As part of this you get something Polar calls Nightly Recharge which fluctuates between -10 and +10. This quantifies how quickly your autonomic nervous system calmed down during the first four hours of your sleep. The info is tied in with your daily activity stats to let you know whether to take a days rest or train as usual. In our review we found all of this works pretty well and adds a new dimension to your training and recovery.
A firmware update has also made this functionality available on Vantage V and M sports watches. Pricier then Ignite, Polar says the watches are the most advanced in its history.

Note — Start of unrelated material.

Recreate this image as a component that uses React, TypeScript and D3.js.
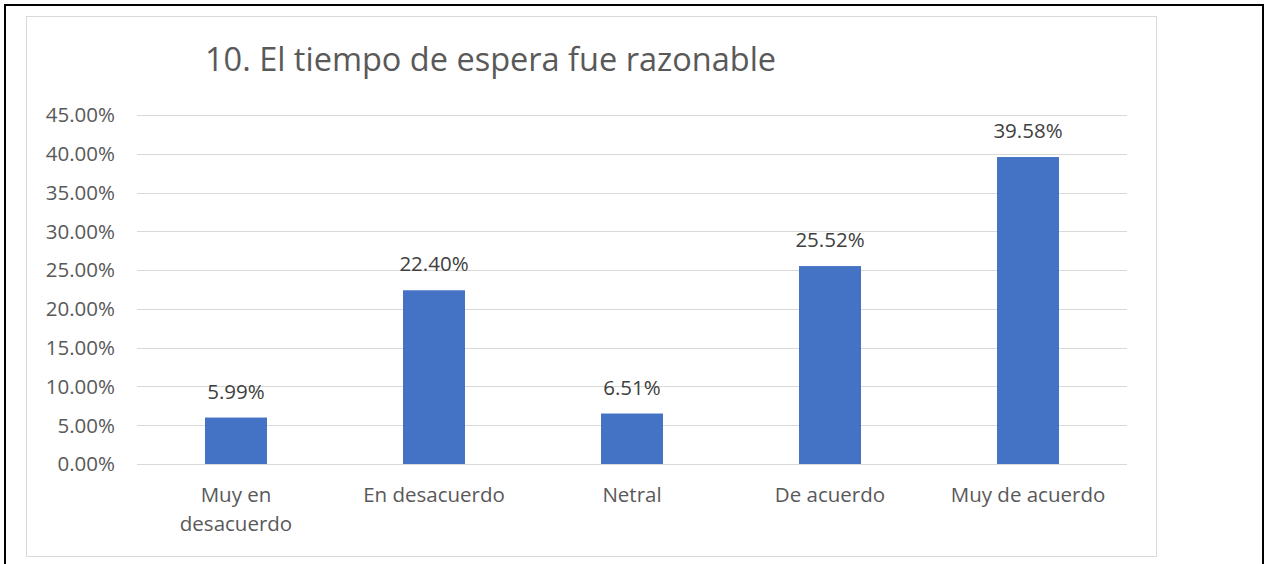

There are several VIITA Watches in the collection, some of which offer a very premium design. The functionality, though, is where it gets more interesting. Apart from the basics which come on any half-decent sports watch including GPS, Race HRV has stress and regeneration monitoring 24/7 based on heart rate variability.
The latest iteration is called VIITA Race HRV. In addition to recovery metrics it automatically calculates water demand based on vital signs. This is done by combining data of the micro-movement sensor, pulse, heart rate variability, Regeneration status, Stress progression, movement patterns and sleep time and quality.
Yes, your Fitbit can track HRV, too. As long as you own a Charge 3, Charge 4, Inspire HR, Inspire 2, Ionic, a device from the Versa range or Sense. That’s the good news. The bad news is that you’ll need a Premium monthly subscription to access the readings. It’s all part of the new health dashboard.
The subscription runs at $9.99 per month or $79.99 per year. You’ll get access to raw HRV data which is excellent. The info is coming from your wrist so it will not be chest band quality, but it should give a good overview of your stress. The Premium monthly subscription gives you access to some other data. Most interestingly, for Ionic, Versa range and Sense this includes skin temperature variation.
With the Forerunner 255 and 955, Garmin has introduced something called HRV Status. The recent crop of Garmin watches has had the ability to take HRV measurements in the past, but only on-demand. The difference now is that these types of measurements are taken while you sleep. In the morning you get your average value for the night, and this is compared to your seven day HRV average and your long-term average. The latter takes about three weeks to establish.
At the time of writing, these are the only two Garmin watches with this ability. The 955 also has something called the Training Readiness Score. This takes into account your HRV, training status and load, sleep, stress and more to spit out a value between zero and 100. It quantifies your level of preparedness to face a hard day of training.
We are expecting the Fenix 7 range, Epix 2 and Forerunner 945 to also get these features via a firmware update soon. In fact, all Garmin watches with the Gen 4 heart rate sensor are expected to get the functionality.
The Forerunner 255 is a popular runners watch, while the 955 is a more feature-packed version of the same. Both are excellent devices that spit out a wealth of health and fitness stats, as well as a boat-load of performance metrics. You won’t go wrong if you purchase either of them.